Gather up all lines that carry the word "standalone".

-- start of Data for this exercise --

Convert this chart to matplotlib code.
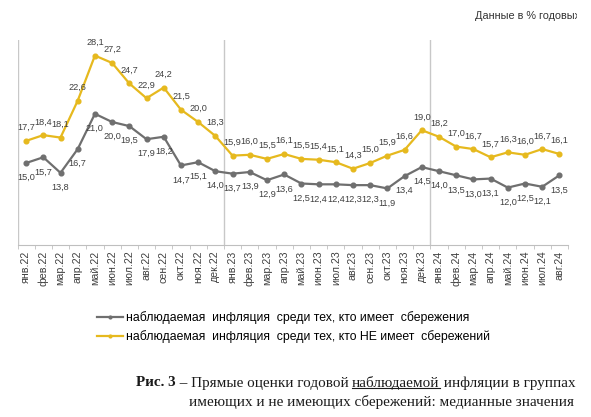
import matplotlib
matplotlib.use('Agg')
import matplotlib.pyplot as plt
from matplotlib.lines import Line2D
from matplotlib.transforms import Bbox

plt.rcParams['font.family'] = ['Liberation Sans', 'DejaVu Sans']

# months jan 2022 .. aug 2024
months = ['янв.22', 'фев.22', 'мар.22', 'апр.22', 'май.22', 'июн.22', 'июл.22', 'авг.22',
          'сен.22', 'окт.22', 'ноя.22', 'дек.22',
          'янв.23', 'фев.23', 'мар.23', 'апр.23', 'май.23', 'июн.23', 'июл.23', 'авг.23',
          'сен.23', 'окт.23', 'ноя.23', 'дек.23',
          'янв.24', 'фев.24', 'мар.24', 'апр.24', 'май.24', 'июн.24', 'июл.24', 'авг.24']

# observed inflation, those with savings
with_savings = [15.0, 15.7, 13.8, 16.7, 21.0, 20.0, 19.5, 17.9, 18.2, 14.7, 15.1, 14.0,
                13.7, 13.9, 12.9, 13.6, 12.5, 12.4, 12.4, 12.3, 12.3, 11.9, 13.4, 14.5,
                14.0, 13.5, 13.0, 13.1, 12.0, 12.5, 12.1, 13.5]
# observed inflation, those without savings
no_savings = [17.7, 18.4, 18.1, 22.6, 28.1, 27.2, 24.7, 22.9, 24.2, 21.5, 20.0, 18.3,
              15.9, 16.0, 15.5, 16.1, 15.5, 15.4, 15.1, 14.3, 15.0, 15.9, 16.6, 19.0,
              18.2, 17.0, 16.7, 15.7, 16.3, 16.0, 16.7, 16.1]

label_1 = 'наблюдаемая  инфляция  среди тех, кто имеет  сбережения'
label_2 = 'наблюдаемая  инфляция  среди тех, кто НЕ имеет  сбережений'

gray = '#6f6f6f'
gold = '#e6b91e'
txt = '#404040'

W, H = 591, 417
fig = plt.figure(figsize=(W / 100, H / 100), dpi=100)
ax = fig.add_axes([17.5 / W, 1 - 245 / H, (568 - 17.5) / W, (245 - 40) / H])

x = list(range(len(months)))
ax.plot(x, with_savings, color=gray, lw=1.6, marker='o', ms=3.4, zorder=3)
ax.plot(x, no_savings, color=gold, lw=1.6, marker='o', ms=3.4, zorder=3)

for i in x:
    ax.annotate(f'{no_savings[i]:.1f}'.replace('.', ','), (i, no_savings[i]),
                xytext=(0, 9.5), textcoords='offset points', ha='center', va='center',
                fontsize=6.6, color=txt)
    ax.annotate(f'{with_savings[i]:.1f}'.replace('.', ','), (i, with_savings[i]),
                xytext=(0, -10.5), textcoords='offset points', ha='center', va='center',
                fontsize=6.6, color=txt)

# year separators
for xv in [-0.5, 11.5, 23.5]:
    ax.axvline(xv, color='#c8c8c8', lw=1, zorder=1)

ax.set_xlim(-0.5, 31.5)
ax.set_ylim(5, 30)
for s in ['top', 'right', 'left']:
    ax.spines[s].set_visible(False)
ax.spines['bottom'].set_color('#bfbfbf')
ax.set_yticks([])
ax.set_xticks(x)
ax.set_xticklabels(months, rotation=90, fontsize=7.7, color=txt)
ax.tick_params(axis='x', which='major', length=0, pad=4)
ax.set_xticks([i + 0.5 for i in range(-1, 32)], minor=True)
ax.tick_params(axis='x', which='minor', length=3, color='#bfbfbf')

note = fig.text(475 / W, 1 - 16 / H, 'Данные в % годовых', fontsize=7.8, color='#333333',
                ha='left', va='center')
note.set_clip_box(Bbox.from_extents(0, 0, 577, H))

handles = [Line2D([], [], color=gray, lw=1.6, marker='o', ms=2),
           Line2D([], [], color=gold, lw=1.6, marker='o', ms=2)]
fig.legend(handles, [label_1, label_2], loc='upper left', bbox_to_anchor=(97 / W, 1 - 311 / H),
           frameon=False, fontsize=8.8, handlelength=2.1, handletextpad=0.25,
           labelspacing=0.5, borderpad=0, borderaxespad=0)

# caption, first line built from pieces (bold part and underlined word)
fig.canvas.draw()
r = fig.canvas.get_renderer()
cap_fs = 10.9
serif = ['Liberation Serif', 'DejaVu Serif']
xpos = 136 / W
y1 = 1 - 383 / H
pieces = [('Рис. 3', 'bold', False), (' – Прямые оценки годовой ', 'normal', False),
          ('наблюдаемой', 'normal', True), (' инфляции в группах', 'normal', False)]
for s, wgt, under in pieces:
    t = fig.text(xpos, y1, s, fontsize=cap_fs, family=serif, weight=wgt, color='#1a1a1a',
                 ha='left', va='center')
    bb = t.get_window_extent(r).transformed(fig.transFigure.inverted())
    if under:
        fig.add_artist(Line2D([bb.x0, bb.x1], [bb.y0 + 0.004, bb.y0 + 0.004],
                              color='#1a1a1a', lw=0.8, transform=fig.transFigure))
    xpos = bb.x1
fig.text(574 / W, 1 - 402 / H, 'имеющих и не имеющих сбережений: медианные значения',
         fontsize=cap_fs, family=serif, color='#1a1a1a', ha='right', va='center')

fig.savefig('out.png', dpi=100)
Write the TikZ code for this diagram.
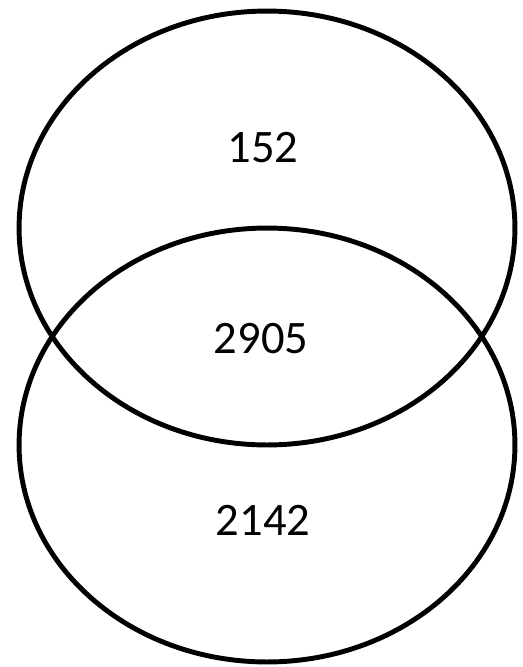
\documentclass[tikz,border=0pt]{standalone}
\usepackage{fontspec}
\setmainfont{Carlito}
\usetikzlibrary{shapes.geometric}

\begin{document}
\begin{tikzpicture}[
  x=0.02cm, y=-0.02cm,
  set/.style={ellipse, draw=black, line width=2.8pt,
              minimum width=9.92cm, minimum height=8.68cm, inner sep=0pt},
  cnt/.style={font=\fontsize{26.5pt}{30pt}\selectfont, text=black},
]
\useasboundingbox (0,0) rectangle (522,667);

% ---------------- the two sets ----------------
\node[set] (upper) at (267,228) {};
\node[set] (lower) at (267,445) {};

% ---------------- counts ----------------
\node[cnt] (onlyup)  at (263,148) {152};
\node[cnt] (both)    at (261,339) {2905};
\node[cnt] (onlylow) at (263,520) {2142};

\end{tikzpicture}
\end{document}
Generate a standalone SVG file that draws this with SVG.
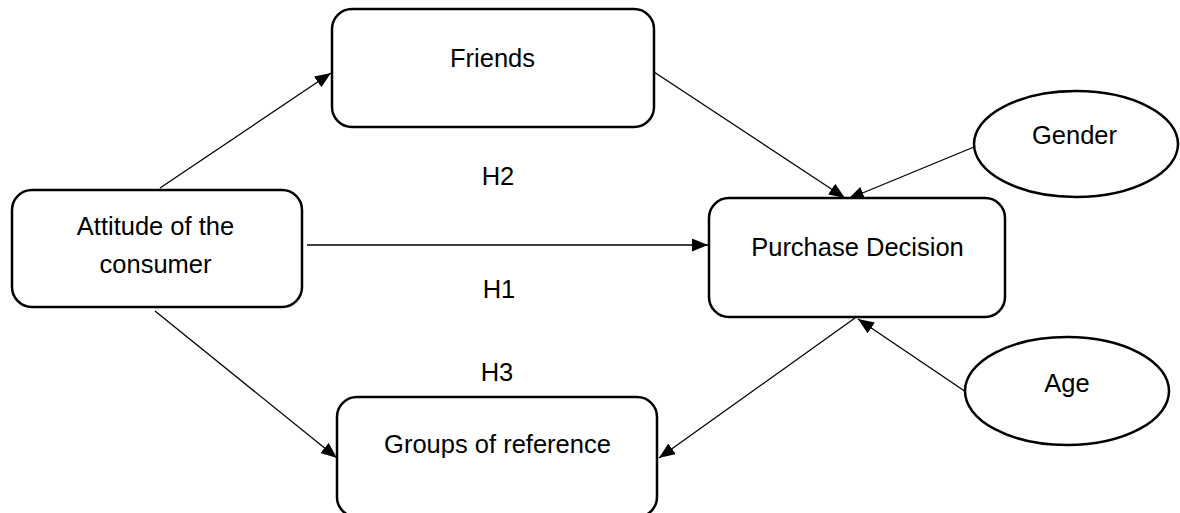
<svg xmlns="http://www.w3.org/2000/svg" width="1180" height="513" viewBox="0 0 1180 513">
<style>
.box{fill:#fff;stroke:#000;stroke-width:2.5}
.lbl{font-family:"Liberation Sans",Arial,sans-serif;font-size:25.5px;fill:#000;text-anchor:middle}
.conn{stroke:#000;stroke-width:1.3;fill:none;marker-end:url(#ah)}
</style>
<defs>
<marker id="ah" markerUnits="userSpaceOnUse" markerWidth="17" markerHeight="14" refX="16" refY="6.5" orient="auto">
<path d="M0,0 L16,6.5 L0,13 z" fill="#000"/>
</marker>
</defs>
<rect width="1180" height="513" fill="#fff"/>
<g id="connectors">
<line class="conn" x1="160" y1="188" x2="331" y2="73"/>
<line class="conn" x1="654" y1="72" x2="845" y2="198"/>
<line class="conn" x1="974" y1="147" x2="848" y2="199"/>
<line class="conn" x1="307" y1="245" x2="708" y2="245"/>
<line class="conn" x1="155" y1="311" x2="337" y2="458"/>
<line class="conn" x1="855" y1="318" x2="659" y2="458"/>
<line class="conn" x1="966" y1="392" x2="858" y2="319"/>
</g>
<g id="attitude">
<rect class="box" x="12" y="190" width="290" height="117" rx="20"/>
<text class="lbl" x="155.5" y="235">Attitude of the</text>
<text class="lbl" x="155.5" y="273">consumer</text>
</g>
<g id="friends">
<rect class="box" x="332" y="9" width="322" height="118" rx="20"/>
<text class="lbl" x="492.5" y="67">Friends</text>
</g>
<g id="purchase">
<rect class="box" x="709" y="198" width="296" height="119" rx="20"/>
<text class="lbl" x="857.5" y="256">Purchase Decision</text>
</g>
<g id="groups">
<rect class="box" x="337" y="397" width="320" height="120" rx="20"/>
<text class="lbl" x="497.5" y="453">Groups of reference</text>
</g>
<g id="gender">
<ellipse class="box" cx="1076" cy="144" rx="102" ry="53"/>
<text class="lbl" x="1074.5" y="144">Gender</text>
</g>
<g id="age">
<ellipse class="box" cx="1067" cy="391" rx="102" ry="54"/>
<text class="lbl" x="1067" y="392">Age</text>
</g>
<g id="hlabels">
<text class="lbl" x="498" y="185">H2</text>
<text class="lbl" x="499" y="298">H1</text>
<text class="lbl" x="497" y="381">H3</text>
</g>
</svg>
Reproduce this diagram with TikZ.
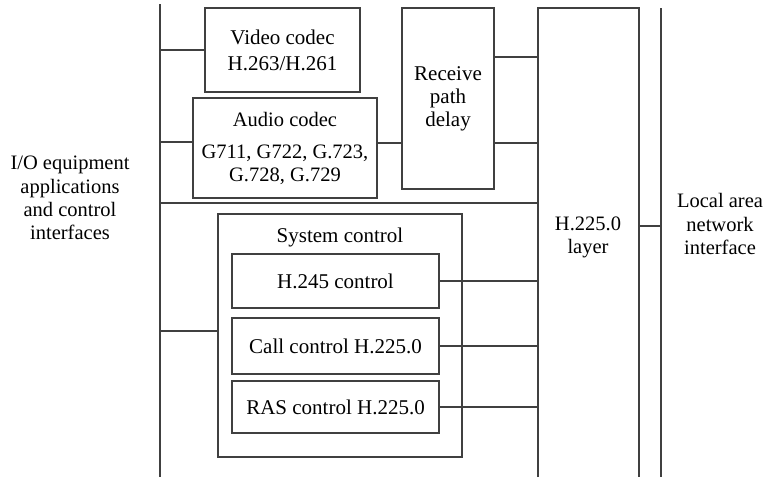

-- end of Data for this exercise --

Solution to this problem ▸
\documentclass[tikz,border=0pt]{standalone}
Generate a standalone SVG file that draws this with SVG.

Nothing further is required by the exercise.